= Neukom Institute for Computational Science =

The Neukom Institute for Computational Science is a collection of offices and laboratory facilities at Dartmouth College in Hanover, New Hampshire. The institute was funded by a donation from Bill Neukom in 2004, then Dartmouth's largest gift for an academic program. The institute provides programs for undergraduates and graduate students as well as encouraging public engagement with computer science through programs such as the Neukom Institute Literary Arts Awards.

==Literary Arts Awards==
The Neukom Institute Literary Arts Awards are presented to celebrate new works of speculative fiction. The three categories are: Speculative Fiction, Debut Speculative Fiction and Playwriting.

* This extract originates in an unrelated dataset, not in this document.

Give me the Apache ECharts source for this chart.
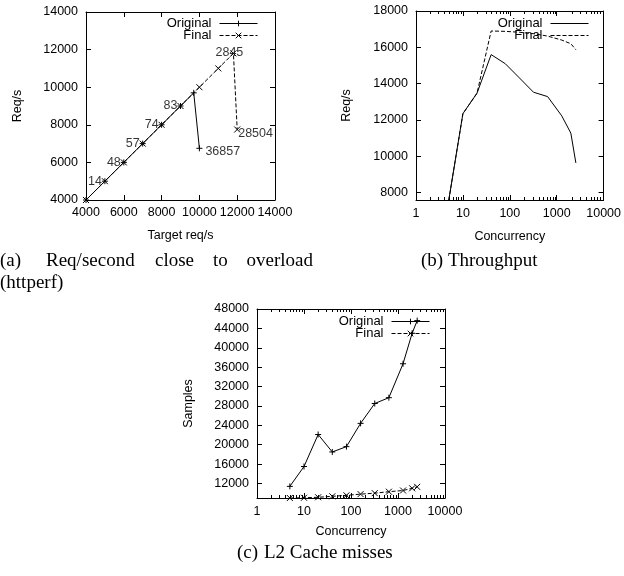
<!DOCTYPE html>
<html><head><meta charset="utf-8">
<script src="https://cdn.jsdelivr.net/npm/echarts@6/dist/echarts.min.js"></script>
<style>html,body{margin:0;padding:0;background:#fff}#c{width:624px;height:576px}</style>
</head><body><div id="c"></div>
<script>
// ---------- (a) Req/second close to overload ----------
const aOrigX  = [4000, 5000, 6000, 7000, 8000, 9000, 9700, 10000];
const aOrigY  = [4000, 5000, 6000, 7000, 8000, 9000, 9700, 6750];
const aFinalX = [4000, 5000, 6000, 7000, 8000, 9000, 10000, 11000, 11800, 12000];
const aFinalY = [4000, 5000, 6000, 7000, 8000, 9000, 10000, 11000, 11800, 7750];
const aLabelX = [5000, 6000, 7000, 8000, 9000, 11800, 10000, 12000];
const aLabelY = [5000, 6000, 7000, 8000, 9000, 11800, 6750, 7750];
const aLabelText = ['14', '48', '57', '74', '83', '2845', '36857', '28504'];

// ---------- shared concurrency levels ----------
const concurrency = [5, 10, 20, 40, 80, 160, 320, 640, 1280, 2000, 2560];
const logMajor = [1, 10, 100, 1000, 10000];
const logMinor = [2,3,4,5,6,7,8,9, 20,30,40,50,60,70,80,90, 200,300,400,500,600,700,800,900, 2000,3000,4000,5000,6000,7000,8000,9000];

// ---------- (b) Throughput ----------
const bOriginal = [7600, 12350, 13480, 15600, 15100, 14320, 13530, 13290, 12230, 11280, 9640];
const bFinal    = [7600, 12350, 13480, 16900, 16880, 16830, 16750, 16620, 16400, 16200, 15870];
const bTicks = [8000, 10000, 12000, 14000, 16000, 18000];

// ---------- (c) L2 Cache misses ----------
const cOriginal = [11400, 15500, 22100, 18500, 19600, 24400, 28500, 29700, 36700, 43000, 45600];
const cFinal    = [9000, 9050, 9150, 9350, 9550, 9800, 10000, 10300, 10550, 11000, 11300];
const cTicks = [12000, 16000, 20000, 24000, 28000, 32000, 36000, 40000, 44000, 48000];

const FONT = '"Liberation Sans", Arial, Helvetica, sans-serif';
const SERIF = '"Liberation Serif", "Times New Roman", Times, serif';
const PLUS = 'path://M0,5L10,5M5,0L5,10';
const CROSS = 'path://M0,0L10,10M10,0L0,10';
const fmt = v => String(v);

function axisBase(extra) {
  return Object.assign({
    axisLine: {show: true, onZero: false, lineStyle: {color: '#000', width: 1}},
    axisTick: {show: true, inside: true, length: 5, lineStyle: {color: '#000', width: 1}},
    axisLabel: {show: false},
    splitLine: {show: false},
    minorTick: {show: false},
    minorSplitLine: {show: false}
  }, extra);
}
function labelStyle(margin) {
  return {show: true, color: '#000', fontFamily: FONT, fontSize: 12.5, margin: margin, formatter: fmt, showMinLabel: true, showMaxLabel: true};
}
function yName(name, gap) {
  return {name: name, nameLocation: 'middle', nameGap: gap, nameRotate: 90,
          nameTextStyle: {color: '#000', fontFamily: FONT, fontSize: 12.5}};
}
function xName(name, gap) {
  return {name: name, nameLocation: 'middle', nameGap: gap,
          nameTextStyle: {color: '#000', fontFamily: FONT, fontSize: 12.5}};
}
// major log axis (carries the data)
function logX(grid, pos, withLabels, nameOpts) {
  const o = axisBase({type: 'log', logBase: 10, min: 1, max: 10000, gridIndex: grid, position: pos});
  if (withLabels) o.axisLabel = Object.assign(labelStyle(7), {customValues: logMajor});
  return Object.assign(o, nameOpts || {});
}
// minor tick decoration (decades in exponent space)
function minorX(grid, pos) {
  return {type: 'value', min: 0, max: 4, gridIndex: grid, position: pos,
    axisLine: {show: false}, axisLabel: {show: false}, splitLine: {show: false},
    axisTick: {show: true, inside: true, length: 3, customValues: logMinor.map(v => Math.log10(v)), lineStyle: {color: '#000', width: 1}}};
}

const grids = [
  {left: 86, top: 12, width: 189, height: 188},
  {left: 416, top: 11, width: 189, height: 189},
  {left: 257, top: 309, width: 188, height: 189},
  {left: 416, top: 11, width: 189, height: 189},
  {left: 257, top: 309, width: 188, height: 189}
];

const xAxis = [
  axisBase(Object.assign({type: 'value', gridIndex: 0, position: 'bottom', min: 4000, max: 14000, interval: 2000, axisLabel: labelStyle(6)}, xName('Target req/s', 29))),
  axisBase({type: 'value', gridIndex: 0, position: 'top', min: 4000, max: 14000, interval: 2000}),
  logX(1, 'bottom', true, xName('Concurrency', 30)),
  logX(1, 'top', false),
  logX(2, 'bottom', true, xName('Concurrency', 27)),
  logX(2, 'top', false),
  minorX(3, 'bottom'),
  minorX(3, 'top'),
  minorX(4, 'bottom'),
  minorX(4, 'top')
];

const yAxis = [
  axisBase(Object.assign({type: 'value', gridIndex: 0, position: 'left', min: 4000, max: 14000, interval: 2000, axisLabel: labelStyle(8)}, yName('Req/s', 62))),
  axisBase({type: 'value', gridIndex: 0, position: 'right', min: 4000, max: 14000, interval: 2000}),
  axisBase(Object.assign({type: 'value', gridIndex: 1, position: 'left', min: 7600, max: 18000,
    axisLabel: Object.assign(labelStyle(8), {customValues: bTicks}),
    axisTick: {show: true, inside: true, length: 5, customValues: bTicks, lineStyle: {color: '#000'}}}, yName('Req/s', 63))),
  axisBase({type: 'value', gridIndex: 1, position: 'right', min: 7600, max: 18000,
    axisTick: {show: true, inside: true, length: 5, customValues: bTicks, lineStyle: {color: '#000'}}}),
  axisBase(Object.assign({type: 'value', gridIndex: 2, position: 'left', min: 9000, max: 48000,
    axisLabel: Object.assign(labelStyle(8), {customValues: cTicks}),
    axisTick: {show: true, inside: true, length: 5, customValues: cTicks, lineStyle: {color: '#000'}}}, yName('Samples', 62))),
  axisBase({type: 'value', gridIndex: 2, position: 'right', min: 9000, max: 48000,
    axisTick: {show: true, inside: true, length: 5, customValues: cTicks, lineStyle: {color: '#000'}}}),
  {type: 'value', gridIndex: 3, show: false, min: 0, max: 1},
  {type: 'value', gridIndex: 4, show: false, min: 0, max: 1}
];

const solid = {color: '#000', width: 1, type: 'solid'};
const dashed = {color: '#000', width: 1, type: [4, 2]};
const mark = {color: '#000', borderColor: '#000', borderWidth: 1};

function lineSeries(name, xi, yi, data, dash, symbol) {
  return {
    name: name, type: 'line', xAxisIndex: xi, yAxisIndex: yi, data: data,
    lineStyle: dash ? dashed : solid, itemStyle: mark,
    symbol: symbol || 'none', symbolSize: 6, showSymbol: !!symbol, showAllSymbol: true,
    clip: true, animation: false, silent: true, z: dash ? 3 : 4
  };
}
const pairs = (xs, ys) => xs.map((x, i) => [x, ys[i]]);

// label placement (style only)
function labelPlacement(i) {
  if (i < 5) return {position: 'left', distance: 3};
  if (i === 5) return {position: 'inside', offset: [-4, -1]};
  if (i === 6) return {position: 'right', distance: 6, offset: [0, 3]};
  return {position: 'right', distance: 1, offset: [0, 4]};
}
const labelData = aLabelText.map((t, i) => ({
  value: [aLabelX[i], aLabelY[i]],
  label: Object.assign({show: true, formatter: t, color: '#000', fontFamily: FONT, fontSize: 12.5}, labelPlacement(i))
}));

const series = [
  lineSeries('Original|a', 0, 0, pairs(aOrigX, aOrigY), false, PLUS),
  lineSeries('Final|a', 0, 0, pairs(aFinalX, aFinalY), true, CROSS),
  {type: 'scatter', xAxisIndex: 0, yAxisIndex: 0, symbolSize: 0, data: labelData, silent: true, animation: false, z: 5},
  lineSeries('Original|b', 2, 2, pairs(concurrency, bOriginal), false, null),
  lineSeries('Final|b', 2, 2, pairs(concurrency, bFinal), true, null),
  lineSeries('Original|c', 4, 4, pairs(concurrency, cOriginal), false, PLUS),
  lineSeries('Final|c', 4, 4, pairs(concurrency, cFinal), true, CROSS)
];

function legend(tag, right, top, noMarker) {
  return {
    data: ['Original|' + tag, 'Final|' + tag], orient: 'vertical', align: 'right',
    right: right, top: top, itemWidth: 38, itemHeight: 7, itemGap: -1, padding: 0,
    selectedMode: false, formatter: n => n.split('|')[0],
    lineStyle: {width: 1},
    itemStyle: noMarker ? {color: 'rgba(0,0,0,0)', borderColor: 'rgba(0,0,0,0)', borderWidth: 0}
                        : {borderWidth: 1},
    textStyle: {color: '#000', fontFamily: FONT, fontSize: 13, lineHeight: 11, padding: [0, 3, 0, 0]}
  };
}

function txt(s, x, y, align) {
  return {type: 'text', x: x, y: y,
    style: {text: s, fill: '#000', font: '19px ' + SERIF, textAlign: align || 'left', textVerticalAlign: 'middle'}};
}

const option = {
  animation: false,
  backgroundColor: '#fff',
  grid: grids,
  xAxis: xAxis,
  yAxis: yAxis,
  legend: [legend('a', 366, 17), legend('b', 35, 17, true), legend('c', 194, 315)],
  series: series,
  graphic: [
    txt('(a)', 0, 261), txt('Req/second', 46, 261), txt('close', 155, 261), txt('to', 213, 261), txt('overload', 313, 261, 'right'),
    txt('(httperf)', 0, 283),
    txt('(b) Throughput', 421, 261),
    txt('(c)', 237, 553), txt('L2 Cache misses', 264, 553)
  ]
};

const chart = echarts.init(document.getElementById('c'), null, {renderer: 'canvas'});
chart.setOption(option);
</script>
</body></html>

=== Speculative Fiction ===
This award is for any work of speculative fiction published in the last two and a half years or that is about to be published.

==== Recipients ====
The inaugural award in 2018 was to Central Station by Lavie Tidhar and On the Edge of Gone by Corinne Duyvis.

2019: Theory of Bastards by Audrey Schulman

=== Debut Speculative Fiction ===
This award is for an author's first work of speculative fiction.

==== Recipients ====
The inaugural award in 2018 was presented to Best Worst American by Juan Martinez.

=== Playwriting ===
This award is for a full-length play addressing the question "What does it mean to be a human in a computerized world?"

==== Recipients ====
The inaugural award in 2018 was presented to Choices People Make by Jessica Andrewartha.